*GIVEN REQUEST:* Copy only what lies from the line containing "Emit a Python" through the line containing "plt.rcParams['font.family'] = ['Liberation" in the entries below, keeping both end lines exact and dropping every picture.

-------- GIVEN INFORMATION

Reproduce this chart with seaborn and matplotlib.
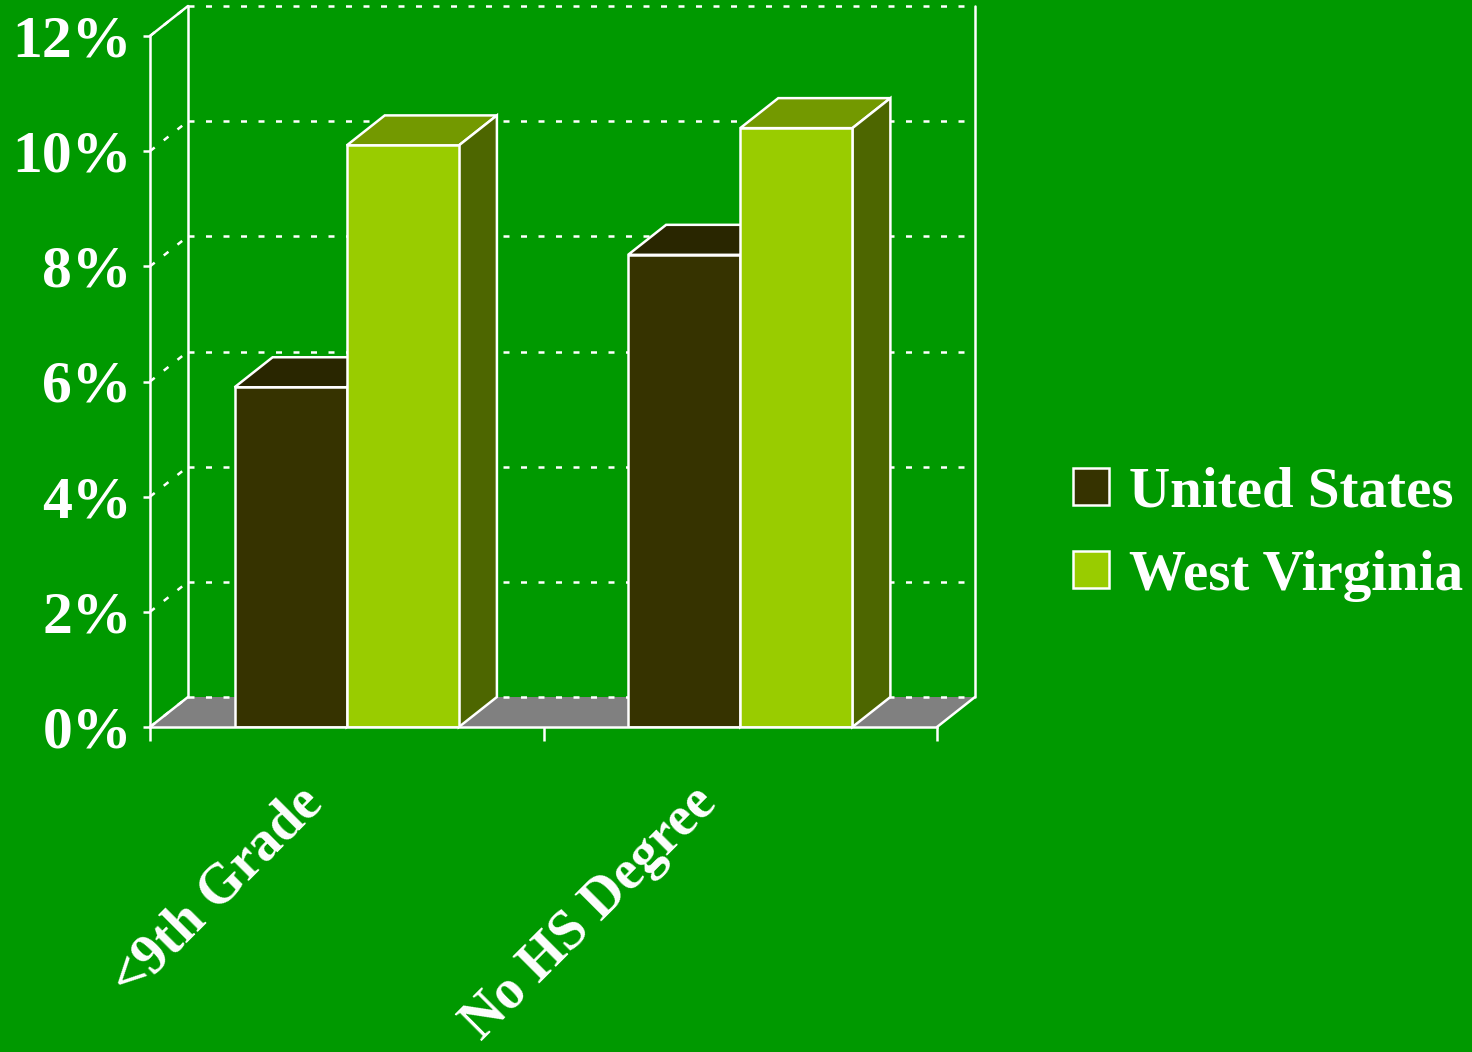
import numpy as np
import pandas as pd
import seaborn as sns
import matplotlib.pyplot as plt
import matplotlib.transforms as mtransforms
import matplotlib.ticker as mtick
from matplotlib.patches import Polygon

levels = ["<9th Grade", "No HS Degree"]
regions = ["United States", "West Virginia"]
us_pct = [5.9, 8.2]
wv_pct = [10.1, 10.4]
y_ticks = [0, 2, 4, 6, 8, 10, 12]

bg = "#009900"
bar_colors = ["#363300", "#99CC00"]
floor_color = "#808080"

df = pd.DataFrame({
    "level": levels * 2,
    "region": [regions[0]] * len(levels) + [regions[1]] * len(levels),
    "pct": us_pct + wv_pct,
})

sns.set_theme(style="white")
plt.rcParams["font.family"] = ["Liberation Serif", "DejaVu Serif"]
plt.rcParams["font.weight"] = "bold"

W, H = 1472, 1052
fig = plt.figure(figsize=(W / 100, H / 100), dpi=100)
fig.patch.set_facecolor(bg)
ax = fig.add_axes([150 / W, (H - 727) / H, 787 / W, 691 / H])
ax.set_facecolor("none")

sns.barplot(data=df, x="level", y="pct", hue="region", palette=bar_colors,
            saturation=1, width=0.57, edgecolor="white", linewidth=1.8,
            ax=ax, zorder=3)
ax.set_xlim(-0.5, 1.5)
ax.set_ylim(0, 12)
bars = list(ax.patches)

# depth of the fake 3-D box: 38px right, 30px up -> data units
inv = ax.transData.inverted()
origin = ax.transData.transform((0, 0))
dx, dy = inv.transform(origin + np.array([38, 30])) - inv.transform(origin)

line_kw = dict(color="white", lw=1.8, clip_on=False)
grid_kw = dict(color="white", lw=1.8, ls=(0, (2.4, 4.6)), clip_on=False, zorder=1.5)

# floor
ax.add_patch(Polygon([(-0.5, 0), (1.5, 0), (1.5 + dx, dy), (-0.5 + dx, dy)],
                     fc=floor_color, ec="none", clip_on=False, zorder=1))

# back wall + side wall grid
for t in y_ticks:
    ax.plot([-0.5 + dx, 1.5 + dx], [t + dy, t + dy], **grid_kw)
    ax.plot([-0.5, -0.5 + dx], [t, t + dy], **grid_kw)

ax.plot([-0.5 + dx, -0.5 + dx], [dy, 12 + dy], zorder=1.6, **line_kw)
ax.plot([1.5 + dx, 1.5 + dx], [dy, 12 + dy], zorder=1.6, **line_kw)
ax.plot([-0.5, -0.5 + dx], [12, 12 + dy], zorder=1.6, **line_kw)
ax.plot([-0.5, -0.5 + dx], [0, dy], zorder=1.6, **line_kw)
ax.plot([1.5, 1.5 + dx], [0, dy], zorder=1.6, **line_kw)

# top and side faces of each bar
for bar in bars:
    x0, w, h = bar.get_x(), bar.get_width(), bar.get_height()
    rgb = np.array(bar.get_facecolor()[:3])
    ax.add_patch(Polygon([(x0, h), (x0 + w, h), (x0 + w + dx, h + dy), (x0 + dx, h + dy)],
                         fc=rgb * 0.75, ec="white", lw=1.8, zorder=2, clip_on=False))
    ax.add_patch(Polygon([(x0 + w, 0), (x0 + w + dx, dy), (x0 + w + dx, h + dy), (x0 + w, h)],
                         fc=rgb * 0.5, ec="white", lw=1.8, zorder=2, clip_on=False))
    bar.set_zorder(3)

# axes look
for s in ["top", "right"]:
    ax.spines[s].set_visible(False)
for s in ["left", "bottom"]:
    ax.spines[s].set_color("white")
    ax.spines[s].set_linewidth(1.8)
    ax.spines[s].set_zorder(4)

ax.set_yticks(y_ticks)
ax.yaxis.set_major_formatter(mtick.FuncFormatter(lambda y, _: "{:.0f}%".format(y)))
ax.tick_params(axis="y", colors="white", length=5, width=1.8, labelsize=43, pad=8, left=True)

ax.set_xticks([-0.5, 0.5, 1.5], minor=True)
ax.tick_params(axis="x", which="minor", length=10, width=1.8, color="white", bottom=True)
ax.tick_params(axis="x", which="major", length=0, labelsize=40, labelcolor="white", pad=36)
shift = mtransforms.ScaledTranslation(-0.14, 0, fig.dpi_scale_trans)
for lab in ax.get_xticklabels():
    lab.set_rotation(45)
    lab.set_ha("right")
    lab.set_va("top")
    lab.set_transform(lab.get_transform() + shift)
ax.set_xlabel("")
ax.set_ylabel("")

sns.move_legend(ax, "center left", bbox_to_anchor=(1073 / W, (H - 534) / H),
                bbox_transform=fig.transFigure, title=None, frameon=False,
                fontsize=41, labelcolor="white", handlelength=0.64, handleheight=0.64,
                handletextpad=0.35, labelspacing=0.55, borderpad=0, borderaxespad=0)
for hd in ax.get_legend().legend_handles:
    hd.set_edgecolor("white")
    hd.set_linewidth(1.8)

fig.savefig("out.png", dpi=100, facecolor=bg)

----------------
-------- GIVEN INFORMATION

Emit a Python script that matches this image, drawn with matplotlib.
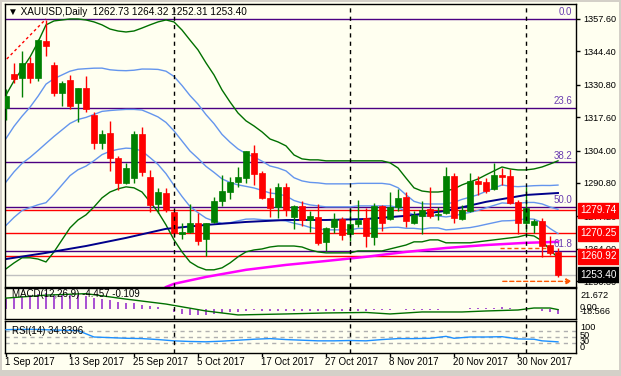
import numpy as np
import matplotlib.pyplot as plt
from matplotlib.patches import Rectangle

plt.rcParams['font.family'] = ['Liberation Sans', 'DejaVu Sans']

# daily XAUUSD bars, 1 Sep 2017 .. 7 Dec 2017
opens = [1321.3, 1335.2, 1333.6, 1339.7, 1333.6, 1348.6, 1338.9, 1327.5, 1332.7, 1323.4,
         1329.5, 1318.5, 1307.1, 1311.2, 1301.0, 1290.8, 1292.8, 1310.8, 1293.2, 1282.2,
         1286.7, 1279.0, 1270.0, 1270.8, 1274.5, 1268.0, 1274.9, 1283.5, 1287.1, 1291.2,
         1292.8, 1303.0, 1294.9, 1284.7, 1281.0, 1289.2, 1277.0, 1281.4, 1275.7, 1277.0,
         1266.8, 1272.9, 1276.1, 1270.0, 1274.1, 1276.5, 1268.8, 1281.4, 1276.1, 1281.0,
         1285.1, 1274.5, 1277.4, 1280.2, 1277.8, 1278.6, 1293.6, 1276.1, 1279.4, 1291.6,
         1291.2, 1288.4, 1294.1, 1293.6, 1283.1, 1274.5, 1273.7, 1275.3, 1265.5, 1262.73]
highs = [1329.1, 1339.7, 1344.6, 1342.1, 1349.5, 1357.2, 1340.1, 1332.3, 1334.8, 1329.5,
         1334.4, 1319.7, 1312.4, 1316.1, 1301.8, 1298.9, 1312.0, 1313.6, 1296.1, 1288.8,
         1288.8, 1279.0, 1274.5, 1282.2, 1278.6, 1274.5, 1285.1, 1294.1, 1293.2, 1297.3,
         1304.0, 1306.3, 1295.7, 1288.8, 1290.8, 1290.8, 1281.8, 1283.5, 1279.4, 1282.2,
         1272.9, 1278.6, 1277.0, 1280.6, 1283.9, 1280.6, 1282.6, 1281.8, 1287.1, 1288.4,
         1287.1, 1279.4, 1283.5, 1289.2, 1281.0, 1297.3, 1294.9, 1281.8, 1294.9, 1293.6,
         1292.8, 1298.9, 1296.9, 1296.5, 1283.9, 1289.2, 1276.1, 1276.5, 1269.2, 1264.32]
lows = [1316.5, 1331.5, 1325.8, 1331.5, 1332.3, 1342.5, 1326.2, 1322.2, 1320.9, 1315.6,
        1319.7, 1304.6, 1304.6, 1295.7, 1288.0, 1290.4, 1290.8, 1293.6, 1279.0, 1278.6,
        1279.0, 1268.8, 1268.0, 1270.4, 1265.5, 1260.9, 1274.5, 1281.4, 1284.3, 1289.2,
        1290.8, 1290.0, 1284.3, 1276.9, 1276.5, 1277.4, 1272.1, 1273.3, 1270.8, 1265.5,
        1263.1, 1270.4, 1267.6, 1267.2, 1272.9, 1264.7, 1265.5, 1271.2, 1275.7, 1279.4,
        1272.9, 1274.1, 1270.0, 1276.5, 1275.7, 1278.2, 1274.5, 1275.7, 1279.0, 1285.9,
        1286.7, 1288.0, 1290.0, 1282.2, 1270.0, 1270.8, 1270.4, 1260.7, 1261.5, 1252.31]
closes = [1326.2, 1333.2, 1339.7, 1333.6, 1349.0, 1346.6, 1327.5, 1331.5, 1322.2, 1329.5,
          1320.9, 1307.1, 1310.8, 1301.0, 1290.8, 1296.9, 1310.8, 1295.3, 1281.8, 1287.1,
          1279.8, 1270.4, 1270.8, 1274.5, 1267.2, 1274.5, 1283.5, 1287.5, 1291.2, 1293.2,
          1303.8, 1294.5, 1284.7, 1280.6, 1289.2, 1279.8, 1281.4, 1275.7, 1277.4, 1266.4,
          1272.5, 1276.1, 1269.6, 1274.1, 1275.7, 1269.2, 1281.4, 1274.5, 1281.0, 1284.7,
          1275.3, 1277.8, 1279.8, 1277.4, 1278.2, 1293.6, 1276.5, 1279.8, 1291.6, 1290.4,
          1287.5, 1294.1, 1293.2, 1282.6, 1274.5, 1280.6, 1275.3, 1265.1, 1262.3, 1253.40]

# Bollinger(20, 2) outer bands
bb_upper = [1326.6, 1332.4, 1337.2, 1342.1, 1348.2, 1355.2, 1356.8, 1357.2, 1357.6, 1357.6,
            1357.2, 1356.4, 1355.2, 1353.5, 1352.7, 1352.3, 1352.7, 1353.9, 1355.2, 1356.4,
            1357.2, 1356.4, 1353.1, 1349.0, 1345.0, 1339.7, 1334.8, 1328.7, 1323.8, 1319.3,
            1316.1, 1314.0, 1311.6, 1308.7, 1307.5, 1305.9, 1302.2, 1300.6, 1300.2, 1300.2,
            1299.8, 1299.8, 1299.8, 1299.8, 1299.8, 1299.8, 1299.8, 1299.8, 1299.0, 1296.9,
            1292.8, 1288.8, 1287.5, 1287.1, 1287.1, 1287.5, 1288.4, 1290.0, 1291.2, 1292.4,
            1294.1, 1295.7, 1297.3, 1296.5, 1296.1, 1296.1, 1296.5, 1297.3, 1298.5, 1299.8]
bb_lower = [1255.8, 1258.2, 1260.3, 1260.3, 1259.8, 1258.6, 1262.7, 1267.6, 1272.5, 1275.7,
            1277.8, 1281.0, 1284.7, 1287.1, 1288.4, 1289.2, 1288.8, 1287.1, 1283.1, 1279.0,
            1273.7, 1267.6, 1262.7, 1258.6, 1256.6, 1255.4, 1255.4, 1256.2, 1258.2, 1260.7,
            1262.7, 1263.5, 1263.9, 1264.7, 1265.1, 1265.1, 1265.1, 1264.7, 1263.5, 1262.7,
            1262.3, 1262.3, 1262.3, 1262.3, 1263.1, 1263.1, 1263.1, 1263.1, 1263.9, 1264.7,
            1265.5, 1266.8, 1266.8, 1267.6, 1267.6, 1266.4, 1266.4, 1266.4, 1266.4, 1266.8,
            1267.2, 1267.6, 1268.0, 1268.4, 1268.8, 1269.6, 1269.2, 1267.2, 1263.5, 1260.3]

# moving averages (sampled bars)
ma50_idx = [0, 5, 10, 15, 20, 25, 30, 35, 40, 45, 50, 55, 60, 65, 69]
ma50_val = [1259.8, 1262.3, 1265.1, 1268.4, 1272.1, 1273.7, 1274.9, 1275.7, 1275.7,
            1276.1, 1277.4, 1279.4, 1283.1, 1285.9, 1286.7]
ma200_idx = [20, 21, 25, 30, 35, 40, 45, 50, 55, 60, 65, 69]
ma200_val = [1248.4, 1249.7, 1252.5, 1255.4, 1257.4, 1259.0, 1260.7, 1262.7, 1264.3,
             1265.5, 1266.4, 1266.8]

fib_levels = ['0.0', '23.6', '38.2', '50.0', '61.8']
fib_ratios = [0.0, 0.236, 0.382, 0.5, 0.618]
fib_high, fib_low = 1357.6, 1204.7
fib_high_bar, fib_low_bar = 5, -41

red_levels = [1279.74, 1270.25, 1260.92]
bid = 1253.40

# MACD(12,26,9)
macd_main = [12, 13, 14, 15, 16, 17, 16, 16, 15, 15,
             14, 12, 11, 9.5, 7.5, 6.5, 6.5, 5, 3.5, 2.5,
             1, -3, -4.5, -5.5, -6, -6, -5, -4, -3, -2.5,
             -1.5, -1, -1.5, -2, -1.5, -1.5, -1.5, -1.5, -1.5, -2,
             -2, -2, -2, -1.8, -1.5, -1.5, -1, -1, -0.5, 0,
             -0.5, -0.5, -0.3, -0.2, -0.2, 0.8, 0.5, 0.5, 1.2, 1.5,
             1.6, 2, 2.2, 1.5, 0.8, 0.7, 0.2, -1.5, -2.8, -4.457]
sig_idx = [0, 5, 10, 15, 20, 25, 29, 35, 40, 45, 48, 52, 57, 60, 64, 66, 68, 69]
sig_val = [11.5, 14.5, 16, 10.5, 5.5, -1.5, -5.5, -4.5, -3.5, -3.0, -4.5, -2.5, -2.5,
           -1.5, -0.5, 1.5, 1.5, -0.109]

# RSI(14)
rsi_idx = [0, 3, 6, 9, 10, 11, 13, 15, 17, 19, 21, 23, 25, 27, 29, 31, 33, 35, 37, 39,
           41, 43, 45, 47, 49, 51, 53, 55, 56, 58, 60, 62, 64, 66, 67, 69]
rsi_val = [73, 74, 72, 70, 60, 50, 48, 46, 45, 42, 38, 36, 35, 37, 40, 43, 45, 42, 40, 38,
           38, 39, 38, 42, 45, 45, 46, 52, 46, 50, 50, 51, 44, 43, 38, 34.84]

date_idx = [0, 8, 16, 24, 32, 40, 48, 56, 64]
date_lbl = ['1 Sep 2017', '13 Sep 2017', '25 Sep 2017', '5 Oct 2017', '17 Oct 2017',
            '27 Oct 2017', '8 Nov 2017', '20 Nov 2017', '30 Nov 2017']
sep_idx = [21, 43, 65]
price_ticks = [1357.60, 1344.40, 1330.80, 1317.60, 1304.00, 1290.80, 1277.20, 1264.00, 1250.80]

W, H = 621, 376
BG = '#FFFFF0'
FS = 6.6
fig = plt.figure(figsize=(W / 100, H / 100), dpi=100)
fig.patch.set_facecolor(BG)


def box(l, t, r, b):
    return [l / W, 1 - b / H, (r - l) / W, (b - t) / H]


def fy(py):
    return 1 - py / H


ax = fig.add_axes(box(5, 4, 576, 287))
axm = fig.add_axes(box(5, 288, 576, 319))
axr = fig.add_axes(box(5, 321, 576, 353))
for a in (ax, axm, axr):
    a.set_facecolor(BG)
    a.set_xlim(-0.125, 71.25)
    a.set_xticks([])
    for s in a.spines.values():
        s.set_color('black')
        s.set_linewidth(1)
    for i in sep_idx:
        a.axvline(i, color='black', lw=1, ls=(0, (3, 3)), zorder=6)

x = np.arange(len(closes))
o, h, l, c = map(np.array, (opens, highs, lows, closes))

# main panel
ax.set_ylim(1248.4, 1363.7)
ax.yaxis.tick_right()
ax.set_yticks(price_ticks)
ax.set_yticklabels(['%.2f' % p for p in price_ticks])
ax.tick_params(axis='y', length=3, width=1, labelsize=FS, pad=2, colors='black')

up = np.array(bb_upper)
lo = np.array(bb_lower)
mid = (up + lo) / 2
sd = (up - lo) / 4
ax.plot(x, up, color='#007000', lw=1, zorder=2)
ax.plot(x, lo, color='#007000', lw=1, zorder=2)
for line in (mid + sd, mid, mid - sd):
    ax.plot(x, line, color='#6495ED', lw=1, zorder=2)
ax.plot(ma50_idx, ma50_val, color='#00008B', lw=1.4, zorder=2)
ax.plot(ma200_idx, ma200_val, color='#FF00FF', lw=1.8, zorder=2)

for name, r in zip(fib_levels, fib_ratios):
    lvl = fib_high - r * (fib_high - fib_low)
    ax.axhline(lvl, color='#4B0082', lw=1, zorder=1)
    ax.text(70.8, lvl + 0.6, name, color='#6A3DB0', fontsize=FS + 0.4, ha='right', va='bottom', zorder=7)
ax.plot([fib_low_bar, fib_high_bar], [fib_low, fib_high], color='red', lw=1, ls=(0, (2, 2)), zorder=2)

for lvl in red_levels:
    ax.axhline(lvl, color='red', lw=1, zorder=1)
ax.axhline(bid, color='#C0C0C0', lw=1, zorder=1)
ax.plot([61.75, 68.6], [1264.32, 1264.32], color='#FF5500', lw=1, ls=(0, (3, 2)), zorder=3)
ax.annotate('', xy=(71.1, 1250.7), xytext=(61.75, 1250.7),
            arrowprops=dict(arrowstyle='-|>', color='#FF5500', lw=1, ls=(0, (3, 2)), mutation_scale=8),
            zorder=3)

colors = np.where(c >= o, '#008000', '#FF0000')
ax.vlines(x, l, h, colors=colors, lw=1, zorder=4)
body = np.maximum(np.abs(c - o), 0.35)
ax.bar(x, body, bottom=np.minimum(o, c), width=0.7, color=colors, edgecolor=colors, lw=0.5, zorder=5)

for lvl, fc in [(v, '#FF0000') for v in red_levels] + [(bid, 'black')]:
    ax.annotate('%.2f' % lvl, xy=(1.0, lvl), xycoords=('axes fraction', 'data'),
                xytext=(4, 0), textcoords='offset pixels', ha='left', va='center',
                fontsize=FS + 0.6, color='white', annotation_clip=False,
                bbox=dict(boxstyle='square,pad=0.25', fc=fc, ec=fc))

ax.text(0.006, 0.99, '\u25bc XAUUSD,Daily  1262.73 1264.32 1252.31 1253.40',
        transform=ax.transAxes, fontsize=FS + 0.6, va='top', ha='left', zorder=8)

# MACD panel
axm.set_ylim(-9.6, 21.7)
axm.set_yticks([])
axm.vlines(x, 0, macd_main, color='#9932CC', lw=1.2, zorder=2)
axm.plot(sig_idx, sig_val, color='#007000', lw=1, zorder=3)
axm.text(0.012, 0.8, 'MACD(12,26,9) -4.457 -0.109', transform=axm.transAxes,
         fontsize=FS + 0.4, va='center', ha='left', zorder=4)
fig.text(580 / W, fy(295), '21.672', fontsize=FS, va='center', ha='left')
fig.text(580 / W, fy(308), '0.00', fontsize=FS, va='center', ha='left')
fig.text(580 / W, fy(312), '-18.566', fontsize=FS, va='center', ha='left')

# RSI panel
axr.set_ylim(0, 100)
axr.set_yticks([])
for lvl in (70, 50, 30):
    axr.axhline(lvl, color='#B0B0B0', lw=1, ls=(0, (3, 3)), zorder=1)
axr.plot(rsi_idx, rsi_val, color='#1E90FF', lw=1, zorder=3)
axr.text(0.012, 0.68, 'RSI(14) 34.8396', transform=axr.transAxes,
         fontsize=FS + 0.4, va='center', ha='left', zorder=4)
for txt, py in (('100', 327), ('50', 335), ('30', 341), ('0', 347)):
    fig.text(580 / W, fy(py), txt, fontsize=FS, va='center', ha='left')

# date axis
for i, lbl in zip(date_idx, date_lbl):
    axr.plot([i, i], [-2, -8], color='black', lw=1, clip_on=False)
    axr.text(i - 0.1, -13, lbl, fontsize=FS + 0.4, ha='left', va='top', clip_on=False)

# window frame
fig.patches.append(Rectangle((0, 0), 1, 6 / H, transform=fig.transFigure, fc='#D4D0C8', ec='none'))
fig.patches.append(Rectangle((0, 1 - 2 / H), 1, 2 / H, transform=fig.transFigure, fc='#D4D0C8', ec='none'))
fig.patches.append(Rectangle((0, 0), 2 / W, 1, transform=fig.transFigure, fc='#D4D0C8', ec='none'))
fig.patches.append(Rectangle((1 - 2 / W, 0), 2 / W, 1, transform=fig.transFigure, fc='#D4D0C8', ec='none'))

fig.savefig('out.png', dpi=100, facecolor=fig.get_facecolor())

----------------
-------- GIVEN INFORMATION

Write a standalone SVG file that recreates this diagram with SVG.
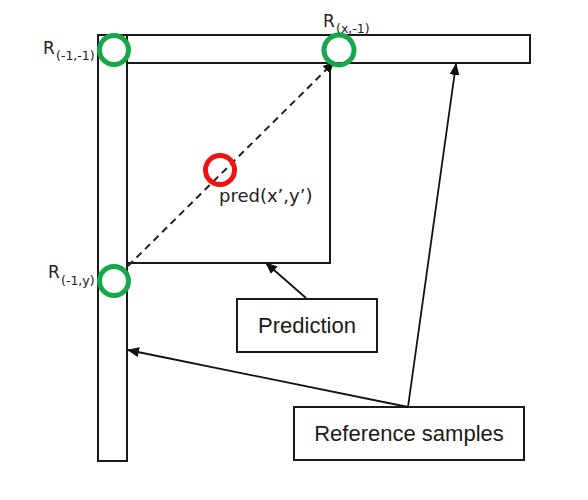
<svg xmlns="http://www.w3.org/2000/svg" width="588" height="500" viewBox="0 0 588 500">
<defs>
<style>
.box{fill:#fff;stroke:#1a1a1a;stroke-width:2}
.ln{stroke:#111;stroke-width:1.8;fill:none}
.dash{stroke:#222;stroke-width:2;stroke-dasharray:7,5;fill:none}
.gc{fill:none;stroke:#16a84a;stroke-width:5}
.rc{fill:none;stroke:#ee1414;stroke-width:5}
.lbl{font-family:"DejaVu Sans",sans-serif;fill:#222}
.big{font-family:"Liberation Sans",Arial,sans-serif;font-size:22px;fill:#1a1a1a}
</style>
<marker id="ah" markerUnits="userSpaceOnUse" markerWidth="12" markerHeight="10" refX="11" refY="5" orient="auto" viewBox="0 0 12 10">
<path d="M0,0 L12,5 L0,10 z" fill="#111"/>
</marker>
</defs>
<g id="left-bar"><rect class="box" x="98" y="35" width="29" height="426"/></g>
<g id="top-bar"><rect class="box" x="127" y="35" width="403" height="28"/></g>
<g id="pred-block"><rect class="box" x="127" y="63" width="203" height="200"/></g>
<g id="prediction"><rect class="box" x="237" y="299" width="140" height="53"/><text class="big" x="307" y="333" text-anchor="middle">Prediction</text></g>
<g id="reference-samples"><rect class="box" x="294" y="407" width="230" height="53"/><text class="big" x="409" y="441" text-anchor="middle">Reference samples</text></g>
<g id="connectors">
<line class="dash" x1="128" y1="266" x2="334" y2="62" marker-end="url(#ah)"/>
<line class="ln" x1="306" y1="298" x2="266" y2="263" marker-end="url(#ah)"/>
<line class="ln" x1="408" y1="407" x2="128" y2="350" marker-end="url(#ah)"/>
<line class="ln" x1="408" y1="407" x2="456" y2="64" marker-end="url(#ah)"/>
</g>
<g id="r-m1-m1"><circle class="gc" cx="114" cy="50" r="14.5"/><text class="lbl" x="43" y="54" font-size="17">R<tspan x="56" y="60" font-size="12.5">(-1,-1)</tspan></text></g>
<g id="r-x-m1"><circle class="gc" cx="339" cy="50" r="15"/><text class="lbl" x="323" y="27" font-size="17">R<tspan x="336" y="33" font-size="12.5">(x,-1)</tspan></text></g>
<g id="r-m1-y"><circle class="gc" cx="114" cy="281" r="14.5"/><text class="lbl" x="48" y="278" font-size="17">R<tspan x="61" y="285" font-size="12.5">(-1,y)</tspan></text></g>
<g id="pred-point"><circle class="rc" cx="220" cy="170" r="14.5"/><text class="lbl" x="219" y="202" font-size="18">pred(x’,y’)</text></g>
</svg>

----------------

*TASK SOLUTION:*
Emit a Python script that matches this image, drawn with matplotlib.
import numpy as np
import matplotlib.pyplot as plt
from matplotlib.patches import Rectangle

plt.rcParams['font.family'] = ['Liberation Sans', 'DejaVu Sans']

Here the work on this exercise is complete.